→ WORK TO BE COMPLETED:
Set the listing down unchanged, minus every embedded image.

→ DATA SECTION:
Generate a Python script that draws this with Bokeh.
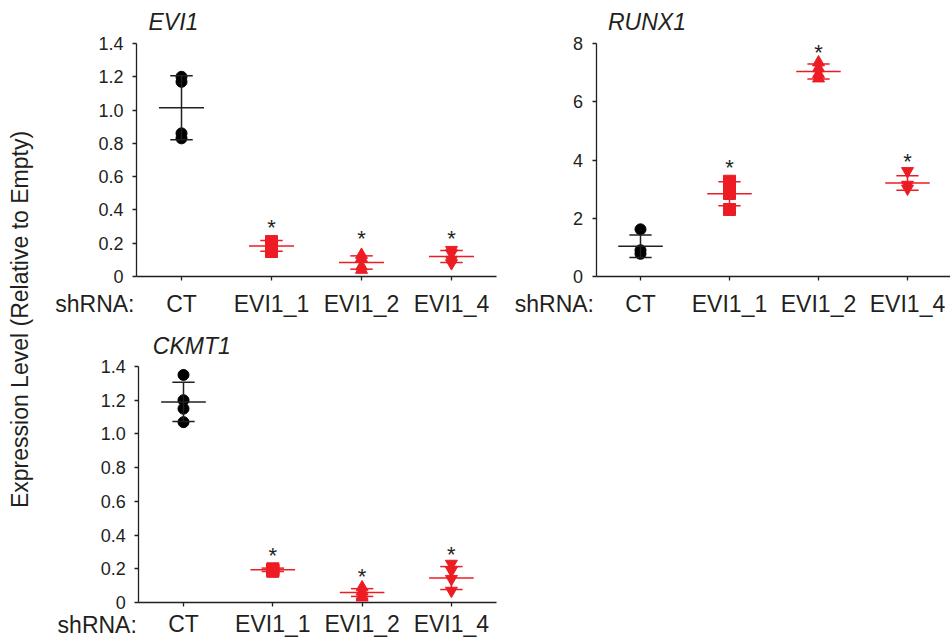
import math
from bokeh.plotting import figure
from bokeh.layouts import row, column
from bokeh.models import FixedTicker, Label, Range1d, LinearAxis
from bokeh.embed import file_html
from bokeh.resources import INLINE
from bokeh.core.properties import value

# ---------------- data ----------------
groups = ["CT", "EVI1_1", "EVI1_2", "EVI1_4"]
group_x = [1, 2, 3, 4]
markers = ["circle", "square", "triangle", "inverted_triangle"]
colors = ["#000000", "#ED1C24", "#ED1C24", "#ED1C24"]
line_colors = ["#231F20", "#ED1C24", "#ED1C24", "#ED1C24"]

evi1_points = [[1.20, 1.17, 0.86, 0.83],
               [0.21, 0.20, 0.17, 0.15],
               [0.13, 0.11, 0.06, 0.04],
               [0.16, 0.14, 0.10, 0.08]]
evi1_mean = [1.014, 0.184, 0.084, 0.120]
evi1_err = [0.192, 0.032, 0.040, 0.036]
evi1_star = [None, 0.32, 0.25, 0.25]
evi1_ticks = [0, 0.2, 0.4, 0.6, 0.8, 1.0, 1.2, 1.4]
evi1_tick_labels = ["0", "0.2", "0.4", "0.6", "0.8", "1.0", "1.2", "1.4"]

runx1_points = [[1.62, 0.90, 0.78],
                [3.27, 3.05, 2.85, 2.30],
                [7.35, 7.15, 6.95, 6.80],
                [3.62, 3.15, 3.02]]
runx1_mean = [1.04, 2.84, 7.04, 3.21]
runx1_err = [0.385, 0.41, 0.26, 0.245]
runx1_star = [None, 3.87, 7.84, 4.10]
runx1_ticks = [0, 2, 4, 6, 8]
runx1_tick_labels = ["0", "2", "4", "6", "8"]

ckmt1_points = [[1.35, 1.20, 1.15, 1.07],
                [0.20, 0.195, 0.19, 0.185],
                [0.09, 0.065, 0.04, 0.03],
                [0.23, 0.19, 0.14, 0.07]]
ckmt1_mean = [1.19, 0.194, 0.059, 0.145]
ckmt1_err = [0.117, 0.010, 0.023, 0.068]
ckmt1_star = [None, 0.30, 0.176, 0.31]
ckmt1_ticks = [0, 0.2, 0.4, 0.6, 0.8, 1.0, 1.2, 1.4]
ckmt1_tick_labels = ["0", "0.2", "0.4", "0.6", "0.8", "1.0", "1.2", "1.4"]

FONT = "Liberation Sans"
TXT = "#231F20"
MEAN_HALF = 0.25
CAP_HALF = 0.125


def make_panel(title, points, mean, err, star, ticks, tick_labels, ymax, xaxis_end,
               width, height, px_x1, px_unit, px_y0, px_ytop,
               title_dx, title_dy, xlab_standoff, shrna_dy):
    # layout: pixel position (within this figure) of x=1, pixels per group,
    # pixel row of y=0 and of y=ymax
    x_start = 1 - px_x1 / px_unit
    x_end = x_start + width / px_unit
    y_scale = (px_y0 - px_ytop) / ymax
    y_end = ymax + px_ytop / y_scale
    y_start = -(height - px_y0) / y_scale
    if xaxis_end is None:
        xaxis_end = x_end

    p = figure(width=width, height=height, output_backend="svg", toolbar_location=None,
               x_range=Range1d(x_start, x_end), y_range=Range1d(y_start, y_end),
               x_axis_location=None, y_axis_location=None,
               min_border=0, min_border_left=0, min_border_right=0,
               min_border_top=0, min_border_bottom=0)
    p.outline_line_color = None
    for g in p.grid:
        g.visible = False
    p.background_fill_color = "white"
    p.border_fill_color = "white"

    xaxis = LinearAxis(fixed_location=0, bounds=(0.5, xaxis_end),
                       ticker=FixedTicker(ticks=group_x),
                       major_label_overrides={gx: g for gx, g in zip(group_x, groups)})
    yaxis = LinearAxis(fixed_location=0.5, bounds=(0, ymax),
                       ticker=FixedTicker(ticks=ticks),
                       major_label_overrides={t: l for t, l in zip(ticks, tick_labels)})
    for ax in (xaxis, yaxis):
        ax.axis_line_color = TXT
        ax.axis_line_width = 1.3
        ax.major_tick_line_color = TXT
        ax.major_tick_line_width = 1.3
        ax.major_tick_in = 0
        ax.major_tick_out = 4
        ax.minor_tick_line_color = None
        ax.major_label_text_font = FONT
        ax.major_label_text_color = TXT
    xaxis.major_label_text_font_size = "23px"
    xaxis.major_label_standoff = xlab_standoff
    yaxis.major_label_text_font_size = "18px"
    yaxis.major_label_standoff = 9
    p.add_layout(xaxis, "below")
    p.add_layout(yaxis, "left")

    for i, gx in enumerate(group_x):
        pts = points[i]
        p.scatter([gx] * len(pts), pts, marker=markers[i], size=12 if i else 11,
                  fill_color=colors[i], line_color=colors[i])
        lc = line_colors[i]
        lo, hi = mean[i] - err[i], mean[i] + err[i]
        p.segment([gx], [lo], [gx], [hi], line_color=lc, line_width=1.5)
        p.segment([gx - CAP_HALF, gx - CAP_HALF], [lo, hi], [gx + CAP_HALF, gx + CAP_HALF], [lo, hi],
                  line_color=lc, line_width=1.5)
        p.segment([gx - MEAN_HALF], [mean[i]], [gx + MEAN_HALF], [mean[i]],
                  line_color=lc, line_width=1.5)
        if star[i] is not None:
            p.text([gx], [star[i]], text=["*"], text_align="center", text_baseline="middle",
                   text_font=value(FONT), text_font_size="22px", text_color=TXT, y_offset=4)

    p.add_layout(Label(x=0.5, y=ymax, x_offset=title_dx, y_offset=title_dy, text=title,
                       text_font=FONT, text_font_style="italic", text_font_size="23px",
                       text_color=TXT, text_baseline="alphabetic", text_align="left"))
    p.add_layout(Label(x=0.5, y=0, x_offset=-2, y_offset=shrna_dy, text="shRNA:",
                       text_font=FONT, text_font_size="23px", text_color=TXT,
                       text_baseline="alphabetic", text_align="right"))
    return p


p1 = make_panel("EVI1", evi1_points, evi1_mean, evi1_err, evi1_star, evi1_ticks,
                evi1_tick_labels, 1.4, 4.5, 470, 318,
                143, 90, 276, 43, 12, 22, 10, -27)
p2 = make_panel("RUNX1", runx1_points, runx1_mean, runx1_err, runx1_star, runx1_ticks,
                runx1_tick_labels, 8, None, 442, 318,
                132, 89, 276, 43, 12, 22, 10, -27)
p3 = make_panel("CKMT1", ckmt1_points, ckmt1_mean, ckmt1_err, ckmt1_star, ckmt1_ticks,
                ckmt1_tick_labels, 1.4, 4.5, 470, 323,
                145, 89.3, 284, 48, 14, 21, 4, -22)

lab = figure(width=38, height=641, output_backend="svg", toolbar_location=None,
             x_range=Range1d(0, 38), y_range=Range1d(0, 641),
             x_axis_location=None, y_axis_location=None,
             min_border=0, min_border_left=0, min_border_right=0,
             min_border_top=0, min_border_bottom=0)
for g in lab.grid:
    g.visible = False
lab.outline_line_color = None
lab.add_layout(Label(x=19, y=322, angle=math.pi / 2, text="Expression Level (Relative to Empty)",
                     text_font=FONT, text_font_size="23px", text_color=TXT,
                     text_align="center", text_baseline="middle"))

layout = row(lab, column(row(p1, p2), p3))
open("out.html", "w").write(file_html(layout, INLINE))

→ CORRECT RESULT:
Generate a Python script that draws this with Bokeh.
import math
from bokeh.plotting import figure
from bokeh.layouts import row, column
from bokeh.models import FixedTicker, Label, Range1d, LinearAxis
from bokeh.embed import file_html
from bokeh.resources import INLINE
from bokeh.core.properties import value

# ---------------- data ----------------
groups = ["CT", "EVI1_1", "EVI1_2", "EVI1_4"]
group_x = [1, 2, 3, 4]
markers = ["circle", "square", "triangle", "inverted_triangle"]
colors = ["#000000", "#ED1C24", "#ED1C24", "#ED1C24"]
line_colors = ["#231F20", "#ED1C24", "#ED1C24", "#ED1C24"]

evi1_points = [[1.20, 1.17, 0.86, 0.83],
               [0.21, 0.20, 0.17, 0.15],
               [0.13, 0.11, 0.06, 0.04],
               [0.16, 0.14, 0.10, 0.08]]
evi1_mean = [1.014, 0.184, 0.084, 0.120]
evi1_err = [0.192, 0.032, 0.040, 0.036]
evi1_star = [None, 0.32, 0.25, 0.25]
evi1_ticks = [0, 0.2, 0.4, 0.6, 0.8, 1.0, 1.2, 1.4]
evi1_tick_labels = ["0", "0.2", "0.4", "0.6", "0.8", "1.0", "1.2", "1.4"]

runx1_points = [[1.62, 0.90, 0.78],
                [3.27, 3.05, 2.85, 2.30],
                [7.35, 7.15, 6.95, 6.80],
                [3.62, 3.15, 3.02]]
runx1_mean = [1.04, 2.84, 7.04, 3.21]
runx1_err = [0.385, 0.41, 0.26, 0.245]
runx1_star = [None, 3.87, 7.84, 4.10]
runx1_ticks = [0, 2, 4, 6, 8]
runx1_tick_labels = ["0", "2", "4", "6", "8"]

ckmt1_points = [[1.35, 1.20, 1.15, 1.07],
                [0.20, 0.195, 0.19, 0.185],
                [0.09, 0.065, 0.04, 0.03],
                [0.23, 0.19, 0.14, 0.07]]
ckmt1_mean = [1.19, 0.194, 0.059, 0.145]
ckmt1_err = [0.117, 0.010, 0.023, 0.068]
ckmt1_star = [None, 0.30, 0.176, 0.31]
ckmt1_ticks = [0, 0.2, 0.4, 0.6, 0.8, 1.0, 1.2, 1.4]
ckmt1_tick_labels = ["0", "0.2", "0.4", "0.6", "0.8", "1.0", "1.2", "1.4"]

FONT = "Liberation Sans"
TXT = "#231F20"
MEAN_HALF = 0.25
CAP_HALF = 0.125


def make_panel(title, points, mean, err, star, ticks, tick_labels, ymax, xaxis_end,
               width, height, px_x1, px_unit, px_y0, px_ytop,
               title_dx, title_dy, xlab_standoff, shrna_dy):
    # layout: pixel position (within this figure) of x=1, pixels per group,
    # pixel row of y=0 and of y=ymax
    x_start = 1 - px_x1 / px_unit
    x_end = x_start + width / px_unit
    y_scale = (px_y0 - px_ytop) / ymax
    y_end = ymax + px_ytop / y_scale
    y_start = -(height - px_y0) / y_scale
    if xaxis_end is None:
        xaxis_end = x_end

    p = figure(width=width, height=height, output_backend="svg", toolbar_location=None,
               x_range=Range1d(x_start, x_end), y_range=Range1d(y_start, y_end),
               x_axis_location=None, y_axis_location=None,
               min_border=0, min_border_left=0, min_border_right=0,
               min_border_top=0, min_border_bottom=0)
    p.outline_line_color = None
    for g in p.grid:
        g.visible = False
    p.background_fill_color = "white"
    p.border_fill_color = "white"

    xaxis = LinearAxis(fixed_location=0, bounds=(0.5, xaxis_end),
                       ticker=FixedTicker(ticks=group_x),
                       major_label_overrides={gx: g for gx, g in zip(group_x, groups)})
    yaxis = LinearAxis(fixed_location=0.5, bounds=(0, ymax),
                       ticker=FixedTicker(ticks=ticks),
                       major_label_overrides={t: l for t, l in zip(ticks, tick_labels)})
    for ax in (xaxis, yaxis):
        ax.axis_line_color = TXT
        ax.axis_line_width = 1.3
        ax.major_tick_line_color = TXT
        ax.major_tick_line_width = 1.3
        ax.major_tick_in = 0
        ax.major_tick_out = 4
        ax.minor_tick_line_color = None
        ax.major_label_text_font = FONT
        ax.major_label_text_color = TXT
    xaxis.major_label_text_font_size = "23px"
    xaxis.major_label_standoff = xlab_standoff
    yaxis.major_label_text_font_size = "18px"
    yaxis.major_label_standoff = 9
    p.add_layout(xaxis, "below")
    p.add_layout(yaxis, "left")

    for i, gx in enumerate(group_x):
        pts = points[i]
        p.scatter([gx] * len(pts), pts, marker=markers[i], size=12 if i else 11,
                  fill_color=colors[i], line_color=colors[i])
        lc = line_colors[i]
        lo, hi = mean[i] - err[i], mean[i] + err[i]
        p.segment([gx], [lo], [gx], [hi], line_color=lc, line_width=1.5)
        p.segment([gx - CAP_HALF, gx - CAP_HALF], [lo, hi], [gx + CAP_HALF, gx + CAP_HALF], [lo, hi],
                  line_color=lc, line_width=1.5)
        p.segment([gx - MEAN_HALF], [mean[i]], [gx + MEAN_HALF], [mean[i]],
                  line_color=lc, line_width=1.5)
        if star[i] is not None:
            p.text([gx], [star[i]], text=["*"], text_align="center", text_baseline="middle",
                   text_font=value(FONT), text_font_size="22px", text_color=TXT, y_offset=4)

    p.add_layout(Label(x=0.5, y=ymax, x_offset=title_dx, y_offset=title_dy, text=title,
                       text_font=FONT, text_font_style="italic", text_font_size="23px",
                       text_color=TXT, text_baseline="alphabetic", text_align="left"))
    p.add_layout(Label(x=0.5, y=0, x_offset=-2, y_offset=shrna_dy, text="shRNA:",
                       text_font=FONT, text_font_size="23px", text_color=TXT,
                       text_baseline="alphabetic", text_align="right"))
    return p


p1 = make_panel("EVI1", evi1_points, evi1_mean, evi1_err, evi1_star, evi1_ticks,
                evi1_tick_labels, 1.4, 4.5, 470, 318,
                143, 90, 276, 43, 12, 22, 10, -27)
p2 = make_panel("RUNX1", runx1_points, runx1_mean, runx1_err, runx1_star, runx1_ticks,
                runx1_tick_labels, 8, None, 442, 318,
                132, 89, 276, 43, 12, 22, 10, -27)
p3 = make_panel("CKMT1", ckmt1_points, ckmt1_mean, ckmt1_err, ckmt1_star, ckmt1_ticks,
                ckmt1_tick_labels, 1.4, 4.5, 470, 323,
                145, 89.3, 284, 48, 14, 21, 4, -22)

lab = figure(width=38, height=641, output_backend="svg", toolbar_location=None,
             x_range=Range1d(0, 38), y_range=Range1d(0, 641),
             x_axis_location=None, y_axis_location=None,
             min_border=0, min_border_left=0, min_border_right=0,
             min_border_top=0, min_border_bottom=0)
for g in lab.grid:
    g.visible = False
lab.outline_line_color = None
lab.add_layout(Label(x=19, y=322, angle=math.pi / 2, text="Expression Level (Relative to Empty)",
                     text_font=FONT, text_font_size="23px", text_color=TXT,
                     text_align="center", text_baseline="middle"))

layout = row(lab, column(row(p1, p2), p3))
open("out.html", "w").write(file_html(layout, INLINE))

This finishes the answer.